About here I thought a change of pace and focus might be desirable. And so let me begin with some observations from times my family visited Europe when I was young. It began just after World War II. I was very young during the war and could not grasp the horror. I saw films but in person it was quite different.
Of course there were no Nazis goose-stepping around. There were people working to put their lives back in order. In London we had dinner with a doctor friend of my father and his family. It was cold cuts. There was still rationing and meat was precious.
London itself was a shock. Yes, I had seen pictures, but walking through cleared streets with great piles of rubble on all sides was humbling.The people were pleasant and welcoming but, even after all these years, I have to say there was a sense of silence as if they were trying to regain a view of what the future might be.
Rather than go into greater detail and sequence, let me just touch on some recollections.
Paris was pristine and beautiful. I mentioned earlier seeing a haunted shop girl and I’m sure there was an undercurrent I could not appreciate. It has to take time to recover from such a dreadful occupation. I know the answer but thought about the absence of a statue in a square to thank the German general who declined to act on Hitler’s orders to destroy Paris.
In a later trip we went to Germany. By then repair was well under way. The people were generally welcoming. I think the fact that the Marshall Plan helped them recover must have been crucial. In Munich I saw my father talking at length with a man he was buying a camera from who was deeply scarred. He had been a tank commander during the war and was forthright. Outside I could see deeply scarred buildings sitting next to glossy new buildings.
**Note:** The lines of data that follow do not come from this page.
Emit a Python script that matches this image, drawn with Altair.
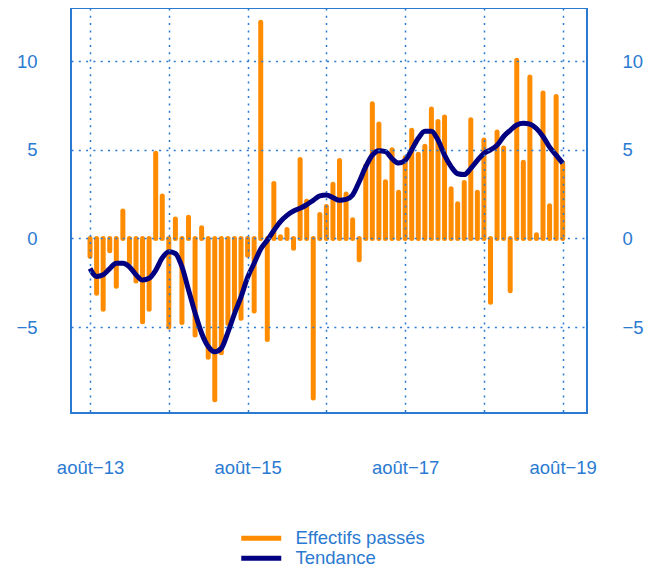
import altair as alt
import pandas as pd

# Month index: 0 = août 2013 ... 72 = août 2019
months = list(range(73))

effectifs = [
    -1.0, -3.1, -4.0, -0.7, -2.7, 1.55, -1.4, -2.4, -4.7, -4.0, 4.8, 2.4,
    -5.0, 1.1, -4.75, 1.2, -5.45, 0.6, -6.7, -9.1, -6.45, -4.8, -4.05, -4.5,
    -0.95, -4.1, 12.2, -5.7, 3.1, 0.1, 0.5, -0.55, 4.45, 2.1, -9.0, 1.35,
    1.8, 3.05, 4.4, 2.5, 1.05, -1.2, 4.1, 7.6, 6.45, 3.2, 5.0, 2.6,
    4.55, 6.1, 4.75, 5.2, 7.3, 6.6, 6.85, 2.8, 1.95, 3.15, 6.7, 2.6,
    5.55, -3.6, 6.0, 5.1, -2.95, 10.05, 4.3, 9.1, 0.2, 8.2, 1.85, 8.0,
    4.25,
]

tendance = [
    -1.7, -2.15, -2.05, -1.7, -1.4, -1.4, -1.6, -2.05, -2.35, -2.25, -1.8, -1.1,
    -0.75, -0.85, -1.6, -2.9, -4.2, -5.35, -6.1, -6.4, -6.2, -5.3, -4.25, -3.3,
    -2.2, -1.4, -0.6, -0.1, 0.45, 0.95, 1.3, 1.55, 1.7, 1.9, 2.15, 2.4,
    2.45, 2.3, 2.15, 2.2, 2.45, 3.2, 4.05, 4.7, 4.95, 4.9, 4.5, 4.25,
    4.4, 5.0, 5.65, 6.05, 6.05, 5.55, 4.7, 4.05, 3.65, 3.6, 3.95, 4.4,
    4.8, 5.0, 5.25, 5.75, 6.1, 6.4, 6.5, 6.45, 6.2, 5.75, 5.15, 4.7,
    4.25,
]

tick_months = [0, 12, 24, 36, 48, 60, 72]
y_ticks = [-5, 0, 5, 10]
series_names = ["Effectifs passés", "Tendance"]
series_colors = ["#ff8c00", "#000080"]

blue = "#2a7ad2"
font = "Liberation Sans"
fsize = 18.5

df = pd.DataFrame({"mois": months, "valeur": effectifs, "tendance": tendance})
df["zero"] = 0
df["s_bar"] = series_names[0]
df["s_line"] = series_names[1]

xscale = alt.Scale(domain=[-2.9, 75.7], nice=False, zero=False)
yscale = alt.Scale(domain=[-9.85, 13.0], nice=False, zero=False)
color_scale = alt.Scale(domain=series_names, range=series_colors)

legend = alt.Legend(
    title=None, orient="none", legendX=181, legendY=521, direction="vertical",
    symbolType="M-4,0H4", symbolSize=100, symbolStrokeWidth=5,
    labelFontSize=fsize, labelFont=font, labelColor=blue, labelOffset=25,
    rowPadding=-2, padding=0,
)

x_axis = alt.Axis(
    title=None, values=tick_months,
    labelExpr="datum.value % 24 == 0 ? 'août−' + (13 + datum.value / 12) : ''",
    grid=True, gridColor=blue, gridDash=[2, 5.3], gridWidth=1.5,
    domain=False, ticks=False, labelPadding=45, labelFontSize=fsize,
    labelFont=font, labelColor=blue, labelBaseline="top",
    labelOverlap=False, labelFlush=False, zindex=1,
)

y_left = alt.Axis(
    title=None, orient="left", values=y_ticks,
    grid=True, gridColor=blue, gridDash=[2, 5.3], gridWidth=1.5,
    domain=False, ticks=False, labelPadding=34, labelFontSize=fsize,
    labelFont=font, labelColor=blue, zindex=1,
)

y_right = alt.Axis(
    title=None, orient="right", values=y_ticks, grid=False,
    domain=False, ticks=False, labelPadding=35, labelFontSize=fsize,
    labelFont=font, labelColor=blue,
)

bars = alt.Chart(df).mark_rule(strokeWidth=5, strokeCap="round").encode(
    x=alt.X("mois:Q", scale=xscale, axis=x_axis),
    y=alt.Y("valeur:Q", scale=yscale, axis=y_left),
    y2=alt.Y2("zero"),
    color=alt.Color("s_bar:N", scale=color_scale, legend=legend),
)

line = alt.Chart(df).mark_line(strokeWidth=5, interpolate="monotone").encode(
    x=alt.X("mois:Q", scale=xscale, axis=x_axis),
    y=alt.Y("tendance:Q", scale=yscale, axis=y_right),
    color=alt.Color("s_line:N", scale=color_scale, legend=legend),
)

chart = (
    alt.layer(bars, line)
    .resolve_scale(y="shared", color="shared")
    .resolve_axis(y="independent")
    .properties(
        width=516, height=405,
        padding={"left": 63, "top": 0, "right": 61, "bottom": 154},
        autosize=alt.AutoSizeParams(type="none"),
    )
    .configure(font=font)
    .configure_view(stroke=blue, strokeWidth=2)
)

chart.save("out.html", embed_options={"renderer": "svg", "actions": False})
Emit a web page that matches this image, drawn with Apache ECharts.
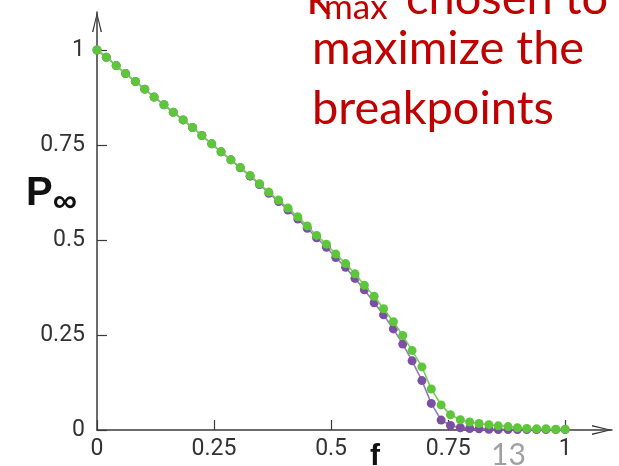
<!DOCTYPE html>
<html>
<head>
<meta charset="utf-8">
<script src="https://cdn.jsdelivr.net/npm/echarts@6/dist/echarts.min.js"></script>
<style>
  html, body { margin: 0; padding: 0; background: #fff; }
  #chart { width: 619px; height: 466px; }
</style>
</head>
<body>
<div id="chart"></div>
<script>
// Fraction of removed nodes f (50 evenly spaced samples from 0 to 1)
const fValues = [0.000, 0.020, 0.041, 0.061, 0.082, 0.102, 0.122, 0.143, 0.163, 0.184,
                 0.204, 0.224, 0.245, 0.265, 0.286, 0.306, 0.327, 0.347, 0.367, 0.388,
                 0.408, 0.429, 0.449, 0.469, 0.490, 0.510, 0.531, 0.551, 0.571, 0.592,
                 0.612, 0.633, 0.653, 0.673, 0.694, 0.714, 0.735, 0.755, 0.776, 0.796,
                 0.816, 0.837, 0.857, 0.878, 0.898, 0.918, 0.939, 0.959, 0.980, 1.000];

// Giant component size P_inf, green curve
const greenP = [1.000, 0.981, 0.959, 0.938, 0.917, 0.897, 0.876, 0.856, 0.836, 0.816,
                0.796, 0.775, 0.753, 0.732, 0.711, 0.691, 0.670, 0.648, 0.626, 0.605,
                0.584, 0.561, 0.537, 0.512, 0.489, 0.463, 0.438, 0.411, 0.381, 0.352,
                0.319, 0.285, 0.249, 0.209, 0.166, 0.108, 0.066, 0.040, 0.027, 0.021,
                0.017, 0.014, 0.011, 0.009, 0.006, 0.004, 0.003, 0.003, 0.002, 0.002];

// Giant component size P_inf, purple curve
const purpleP = [1.000, 0.981, 0.959, 0.938, 0.917, 0.897, 0.876, 0.856, 0.836, 0.816,
                 0.796, 0.775, 0.753, 0.732, 0.711, 0.690, 0.668, 0.646, 0.623, 0.601,
                 0.579, 0.555, 0.531, 0.506, 0.481, 0.454, 0.428, 0.399, 0.369, 0.335,
                 0.303, 0.266, 0.226, 0.182, 0.130, 0.070, 0.026, 0.012, 0.006, 0.004,
                 0.003, 0.002, 0.001, 0.001, 0.001, 0.001, 0.001, 0.001, 0.001, 0.001];

const tickValues = [0, 0.25, 0.5, 0.75, 1];

const pairs = (xs, ys) => xs.map((x, i) => [x, ys[i]]);

const axisColor = '#3a3a3a';
const labelFont = 'Roboto, sans-serif';
const noteFont = 'Lato, sans-serif';
const noteColor = '#c00000';
// open chevron arrow head, tip pointing up in its own frame
const chevron = 'path://M5,0 L10,20 L8.6,20 L5,4 L1.4,20 L0,20 Z';

const chart = echarts.init(document.getElementById('chart'), null, { renderer: 'canvas' });

chart.setOption({
  animation: false,
  backgroundColor: '#ffffff',
  grid: { left: 97, right: 7, top: 12, bottom: 36 },
  xAxis: {
    type: 'value',
    min: 0,
    max: 1.1,
    splitLine: { show: false },
    axisLine: {
      lineStyle: { color: axisColor, width: 1.5 },
      symbol: ['none', chevron],
      symbolSize: [11, 20],
      symbolOffset: [0, -10]
    },
    axisTick: { show: true, inside: true, length: 10, customValues: tickValues,
                lineStyle: { color: axisColor, width: 1.2 } },
    axisLabel: { customValues: tickValues, color: '#333', fontSize: 23,
                 fontFamily: labelFont, margin: 8 }
  },
  yAxis: {
    type: 'value',
    min: 0,
    max: 1.1,
    splitLine: { show: false },
    axisLine: {
      show: true,
      lineStyle: { color: axisColor, width: 1.5 },
      symbol: ['none', chevron],
      symbolSize: [10, 20],
      symbolOffset: [0, -10]
    },
    axisTick: { show: true, inside: true, length: 10, customValues: tickValues,
                lineStyle: { color: axisColor, width: 1.2 } },
    axisLabel: { customValues: tickValues, color: '#333', fontSize: 23,
                 fontFamily: labelFont, margin: 12 }
  },
  series: [
    {
      name: 'purple',
      type: 'line',
      data: pairs(fValues, purpleP),
      symbol: 'circle',
      symbolSize: 9,
      showSymbol: true,
      clip: false,
      itemStyle: { color: '#7b4fa3' },
      lineStyle: { color: '#9a78bd', width: 1.6 },
      z: 2
    },
    {
      name: 'green',
      type: 'line',
      data: pairs(fValues, greenP),
      symbol: 'circle',
      symbolSize: 9,
      showSymbol: true,
      clip: false,
      itemStyle: { color: '#5ec63a' },
      lineStyle: { color: '#74d154', width: 1.6 },
      z: 3
    }
  ],
  graphic: [
    // y-axis name P with infinity subscript
    { type: 'text', left: 26, top: 174,
      style: { text: '{p|P}{s|∞}',
               rich: { p: { fontSize: 40, fontFamily: 'Liberation Sans, Arial, sans-serif', fontWeight: 'bold', fill: '#111', verticalAlign: 'bottom' },
                       s: { fontSize: 34, fontFamily: 'Liberation Sans, Arial, sans-serif', fontWeight: 'bold', fill: '#111', verticalAlign: 'bottom', padding: [0, 0, -6, 0] } } } },
    // x-axis name
    { type: 'text', left: 370, top: 442,
      style: { text: 'f', fontSize: 30, fontWeight: 'bold', fontFamily: 'Liberation Sans, Arial, sans-serif', fill: '#111' } },
    // slide number
    { type: 'text', left: 491, top: 440,
      style: { text: '13', fontSize: 30, fontFamily: noteFont, fill: '#a0a0a0' } },
    // annotation in red
    { type: 'text', x: 307, y: 22,
      style: { text: 'k', fontSize: 47, fontFamily: noteFont, fill: noteColor, verticalAlign: 'bottom' } },
    { type: 'text', x: 324, y: 25,
      style: { text: 'max', fontSize: 35, fontFamily: noteFont, fill: noteColor, verticalAlign: 'bottom' } },
    { type: 'text', x: 406, y: 22,
      style: { text: 'chosen to', fontSize: 47, fontFamily: noteFont, fill: noteColor, verticalAlign: 'bottom' } },
    { type: 'text', x: 312, y: 72,
      style: { text: 'maximize the', fontSize: 47, fontFamily: noteFont, fill: noteColor, verticalAlign: 'bottom' } },
    { type: 'text', x: 312, y: 132,
      style: { text: 'breakpoints', fontSize: 47, fontFamily: noteFont, fill: noteColor, verticalAlign: 'bottom' } }
  ]
});
</script>
</body>
</html>
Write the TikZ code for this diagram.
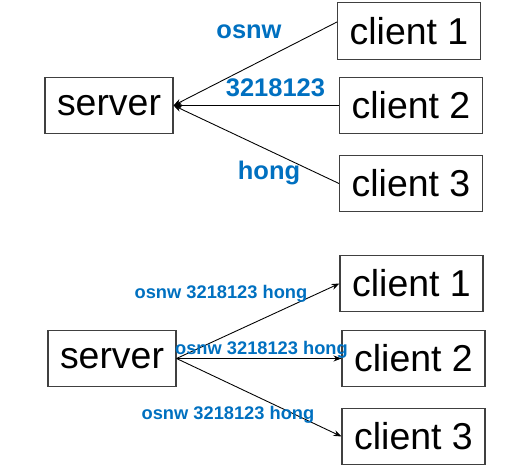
\documentclass[tikz,border=0pt]{standalone}
\usepackage{fontspec}
\setmainfont{Liberation Sans}
\usetikzlibrary{arrows.meta}
\definecolor{msgblue}{RGB}{0,112,192}
\begin{document}
\begin{tikzpicture}[
  box/.style = {draw=black!75, line width=0.6pt, minimum height=1.13cm, inner sep=0pt,
    font=\fontsize{21.3}{24}\selectfont},
  srv/.style = {box, minimum width=2.56cm},
  cli/.style = {box, minimum width=2.86cm},
  msg/.style = {text=msgblue, inner sep=0pt, font=\fontsize{14.5}{16}\selectfont\bfseries},
  smallmsg/.style = {text=msgblue, inner sep=0pt, font=\fontsize{10.4}{12}\selectfont\bfseries},
  link/.style = {line width=0.5pt, -{Stealth[length=0.16cm,width=0.12cm]}}
]
\useasboundingbox (0,0) rectangle (10.5,9.36);
% clients send their part to the server
\node[srv] (s) at (2.18,7.25) {server};
\node[cli] (c1) at (8.18,8.74) {client 1};
\node[cli] (c2) at (8.22,7.25) {client 2};
\node[cli] (c3) at (8.22,5.69) {client 3};
\draw[link] ([yshift=0.18cm]c1.west) -- (s.east);
\draw[link] (c2.west) -- (s.east);
\draw[link] (c3.west) -- (s.east);
\node[msg] (m1) at (4.98,8.73) {osnw};
\node[msg] (m2) at (5.51,7.60) {3218123};
\node[msg] (m3) at (5.38,5.91) {hong};
% server sends everything back to every client
\node[srv] (bs) at (2.24,2.19) {server};
\node[cli] (bc1) at (8.23,3.69) {client 1};
\node[cli] (bc2) at (8.27,2.19) {client 2};
\node[cli] (bc3) at (8.27,0.63) {client 3};
\draw[link] (bs.east) -- (bc1.west);
\draw[link] (bs.east) -- (bc2.west);
\draw[link] (bs.east) -- (bc3.west);
\node[smallmsg] (b1) at (4.42,3.49) {osnw 3218123 hong};
\node[smallmsg] (b2) at (5.23,2.36) {osnw 3218123 hong};
\node[smallmsg] (b3) at (4.56,1.07) {osnw 3218123 hong};
\end{tikzpicture}
\end{document}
Scars of all kinds were everywhere.
We encountered another component of lasting conflict. We went to a restaurant for lunch and were seated. Nothing else happened. We were ignored. We finally simply left understanding that not everyone was going to be welcoming after such a conflict. Devastation of all kinds can be enduring.
Looking back I can see that those trips were unlike anything else I experienced. Too often we simply go somewhere and hang out at a resort. On those trips we had in depth experiences for ourselves and those around us. We could not know the full extent of the personal suffering nor did we really want to know.
But the richness of cultures in Europe ofter lead us to dreams. Depending upon your age there will be dreams which are touched and enhanced. In Rome I loved to see the Alfa Romeos streaking around the streets. Their guttural sound was stirring. Of course there were the romantic films at the time. And so at night I could lie in bed listening to the echoes of the sounds of these sprightly cars and dream of driving one someday while I appreciated the lovely young woman next to me.
I’ll leave it there. I just seemed to have needed to share a little of things from long ago which give glimmers of our lives, who we are, and instruct us. They deserve gathering and consideration.
What are your most precious memories?